PROBLEM STATEMENT:
All of the data that follows should be retyped exactly, please, except the pictures.

═════ INFORMATION SUPPLIED

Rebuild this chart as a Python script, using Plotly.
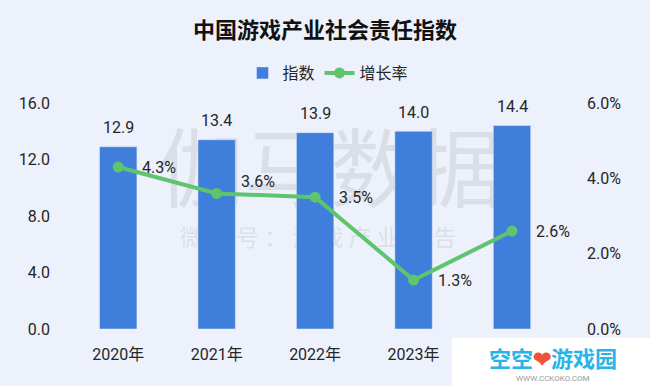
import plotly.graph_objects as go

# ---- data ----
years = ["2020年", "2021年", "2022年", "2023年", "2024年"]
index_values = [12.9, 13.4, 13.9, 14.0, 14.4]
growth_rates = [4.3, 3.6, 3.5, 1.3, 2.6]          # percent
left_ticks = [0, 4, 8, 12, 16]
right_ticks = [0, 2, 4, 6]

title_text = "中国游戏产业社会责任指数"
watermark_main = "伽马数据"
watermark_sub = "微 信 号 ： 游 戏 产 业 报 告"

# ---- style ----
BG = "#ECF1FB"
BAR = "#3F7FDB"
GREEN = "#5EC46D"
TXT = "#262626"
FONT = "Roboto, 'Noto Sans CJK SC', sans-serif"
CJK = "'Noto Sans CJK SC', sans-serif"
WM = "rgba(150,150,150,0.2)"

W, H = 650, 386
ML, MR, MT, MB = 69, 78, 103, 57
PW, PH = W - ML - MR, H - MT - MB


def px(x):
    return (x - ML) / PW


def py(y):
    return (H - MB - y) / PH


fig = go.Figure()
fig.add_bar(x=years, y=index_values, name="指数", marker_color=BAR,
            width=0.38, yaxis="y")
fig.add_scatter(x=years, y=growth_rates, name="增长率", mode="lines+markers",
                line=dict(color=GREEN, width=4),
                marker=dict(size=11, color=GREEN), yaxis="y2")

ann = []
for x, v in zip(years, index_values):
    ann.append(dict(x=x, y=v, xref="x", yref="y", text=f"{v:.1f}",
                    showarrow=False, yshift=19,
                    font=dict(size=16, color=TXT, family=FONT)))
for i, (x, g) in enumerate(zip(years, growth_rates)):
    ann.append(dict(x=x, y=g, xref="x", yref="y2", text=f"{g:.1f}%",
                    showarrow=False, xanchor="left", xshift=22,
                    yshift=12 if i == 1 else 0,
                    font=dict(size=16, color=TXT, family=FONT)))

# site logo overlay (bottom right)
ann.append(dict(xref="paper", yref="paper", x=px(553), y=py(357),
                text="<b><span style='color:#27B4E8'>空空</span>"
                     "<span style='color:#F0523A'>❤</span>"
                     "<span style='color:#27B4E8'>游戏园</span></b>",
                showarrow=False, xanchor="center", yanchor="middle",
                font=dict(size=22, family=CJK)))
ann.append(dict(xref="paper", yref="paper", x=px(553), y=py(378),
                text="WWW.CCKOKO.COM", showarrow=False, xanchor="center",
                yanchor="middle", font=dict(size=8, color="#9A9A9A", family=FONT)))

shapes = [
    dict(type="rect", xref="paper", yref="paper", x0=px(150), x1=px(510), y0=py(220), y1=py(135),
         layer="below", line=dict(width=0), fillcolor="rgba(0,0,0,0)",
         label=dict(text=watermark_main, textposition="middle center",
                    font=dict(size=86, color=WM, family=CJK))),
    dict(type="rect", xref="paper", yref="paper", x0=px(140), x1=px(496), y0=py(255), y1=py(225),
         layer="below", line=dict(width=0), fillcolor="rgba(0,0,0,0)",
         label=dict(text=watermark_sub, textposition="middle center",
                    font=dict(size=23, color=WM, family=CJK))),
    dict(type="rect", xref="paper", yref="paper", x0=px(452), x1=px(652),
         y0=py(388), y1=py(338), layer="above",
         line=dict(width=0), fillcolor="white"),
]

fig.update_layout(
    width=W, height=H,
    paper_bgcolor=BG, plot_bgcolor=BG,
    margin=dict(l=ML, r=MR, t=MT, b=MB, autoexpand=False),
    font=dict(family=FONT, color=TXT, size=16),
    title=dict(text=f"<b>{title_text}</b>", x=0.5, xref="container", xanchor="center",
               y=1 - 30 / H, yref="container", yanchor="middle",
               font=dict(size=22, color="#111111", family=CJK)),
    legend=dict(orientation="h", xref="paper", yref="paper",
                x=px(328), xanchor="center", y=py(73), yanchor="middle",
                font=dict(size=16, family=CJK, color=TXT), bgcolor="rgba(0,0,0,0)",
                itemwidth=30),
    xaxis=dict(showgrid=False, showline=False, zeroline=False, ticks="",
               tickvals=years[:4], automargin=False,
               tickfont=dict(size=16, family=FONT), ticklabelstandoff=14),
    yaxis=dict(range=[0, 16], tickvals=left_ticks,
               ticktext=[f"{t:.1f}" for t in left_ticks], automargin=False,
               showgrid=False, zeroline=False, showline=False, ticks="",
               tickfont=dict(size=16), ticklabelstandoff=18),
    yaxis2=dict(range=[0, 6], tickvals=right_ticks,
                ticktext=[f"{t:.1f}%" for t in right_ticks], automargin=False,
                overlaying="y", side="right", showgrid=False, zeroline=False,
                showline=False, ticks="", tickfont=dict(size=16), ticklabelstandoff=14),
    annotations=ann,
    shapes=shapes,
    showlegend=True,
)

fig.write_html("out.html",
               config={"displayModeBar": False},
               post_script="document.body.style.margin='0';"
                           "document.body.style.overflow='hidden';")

══════════

WRITTEN RESPONSE:
Rebuild this chart as a Python script, using Plotly.
import plotly.graph_objects as go

# ---- data ----
years = ["2020年", "2021年", "2022年", "2023年", "2024年"]
index_values = [12.9, 13.4, 13.9, 14.0, 14.4]
growth_rates = [4.3, 3.6, 3.5, 1.3, 2.6]          # percent
left_ticks = [0, 4, 8, 12, 16]
right_ticks = [0, 2, 4, 6]

title_text = "中国游戏产业社会责任指数"
watermark_main = "伽马数据"
watermark_sub = "微 信 号 ： 游 戏 产 业 报 告"

# ---- style ----
BG = "#ECF1FB"
BAR = "#3F7FDB"
GREEN = "#5EC46D"
TXT = "#262626"
FONT = "Roboto, 'Noto Sans CJK SC', sans-serif"
CJK = "'Noto Sans CJK SC', sans-serif"
WM = "rgba(150,150,150,0.2)"

W, H = 650, 386
ML, MR, MT, MB = 69, 78, 103, 57
PW, PH = W - ML - MR, H - MT - MB


def px(x):
    return (x - ML) / PW


def py(y):
    return (H - MB - y) / PH


fig = go.Figure()
fig.add_bar(x=years, y=index_values, name="指数", marker_color=BAR,
            width=0.38, yaxis="y")
fig.add_scatter(x=years, y=growth_rates, name="增长率", mode="lines+markers",
                line=dict(color=GREEN, width=4),
                marker=dict(size=11, color=GREEN), yaxis="y2")

ann = []
for x, v in zip(years, index_values):
    ann.append(dict(x=x, y=v, xref="x", yref="y", text=f"{v:.1f}",
                    showarrow=False, yshift=19,
                    font=dict(size=16, color=TXT, family=FONT)))
for i, (x, g) in enumerate(zip(years, growth_rates)):
    ann.append(dict(x=x, y=g, xref="x", yref="y2", text=f"{g:.1f}%",
                    showarrow=False, xanchor="left", xshift=22,
                    yshift=12 if i == 1 else 0,
                    font=dict(size=16, color=TXT, family=FONT)))

# site logo overlay (bottom right)
ann.append(dict(xref="paper", yref="paper", x=px(553), y=py(357),
                text="<b><span style='color:#27B4E8'>空空</span>"
                     "<span style='color:#F0523A'>❤</span>"
                     "<span style='color:#27B4E8'>游戏园</span></b>",
                showarrow=False, xanchor="center", yanchor="middle",
                font=dict(size=22, family=CJK)))
ann.append(dict(xref="paper", yref="paper", x=px(553), y=py(378),
                text="WWW.CCKOKO.COM", showarrow=False, xanchor="center",
                yanchor="middle", font=dict(size=8, color="#9A9A9A", family=FONT)))

shapes = [
    dict(type="rect", xref="paper", yref="paper", x0=px(150), x1=px(510), y0=py(220), y1=py(135),
         layer="below", line=dict(width=0), fillcolor="rgba(0,0,0,0)",
         label=dict(text=watermark_main, textposition="middle center",
                    font=dict(size=86, color=WM, family=CJK))),
    dict(type="rect", xref="paper", yref="paper", x0=px(140), x1=px(496), y0=py(255), y1=py(225),
         layer="below", line=dict(width=0), fillcolor="rgba(0,0,0,0)",
         label=dict(text=watermark_sub, textposition="middle center",
                    font=dict(size=23, color=WM, family=CJK))),
    dict(type="rect", xref="paper", yref="paper", x0=px(452), x1=px(652),
         y0=py(388), y1=py(338), layer="above",
         line=dict(width=0), fillcolor="white"),
]

fig.update_layout(
    width=W, height=H,
    paper_bgcolor=BG, plot_bgcolor=BG,
    margin=dict(l=ML, r=MR, t=MT, b=MB, autoexpand=False),
    font=dict(family=FONT, color=TXT, size=16),
    title=dict(text=f"<b>{title_text}</b>", x=0.5, xref="container", xanchor="center",
               y=1 - 30 / H, yref="container", yanchor="middle",
               font=dict(size=22, color="#111111", family=CJK)),
    legend=dict(orientation="h", xref="paper", yref="paper",
                x=px(328), xanchor="center", y=py(73), yanchor="middle",
                font=dict(size=16, family=CJK, color=TXT), bgcolor="rgba(0,0,0,0)",
                itemwidth=30),
    xaxis=dict(showgrid=False, showline=False, zeroline=False, ticks="",
               tickvals=years[:4], automargin=False,
               tickfont=dict(size=16, family=FONT), ticklabelstandoff=14),
    yaxis=dict(range=[0, 16], tickvals=left_ticks,
               ticktext=[f"{t:.1f}" for t in left_ticks], automargin=False,
               showgrid=False, zeroline=False, showline=False, ticks="",
               tickfont=dict(size=16), ticklabelstandoff=18),
    yaxis2=dict(range=[0, 6], tickvals=right_ticks,
                ticktext=[f"{t:.1f}%" for t in right_ticks], automargin=False,
                overlaying="y", side="right", showgrid=False, zeroline=False,
                showline=False, ticks="", tickfont=dict(size=16), ticklabelstandoff=14),
    annotations=ann,
    shapes=shapes,
    showlegend=True,
)

fig.write_html("out.html",
               config={"displayModeBar": False},
               post_script="document.body.style.margin='0';"
                           "document.body.style.overflow='hidden';")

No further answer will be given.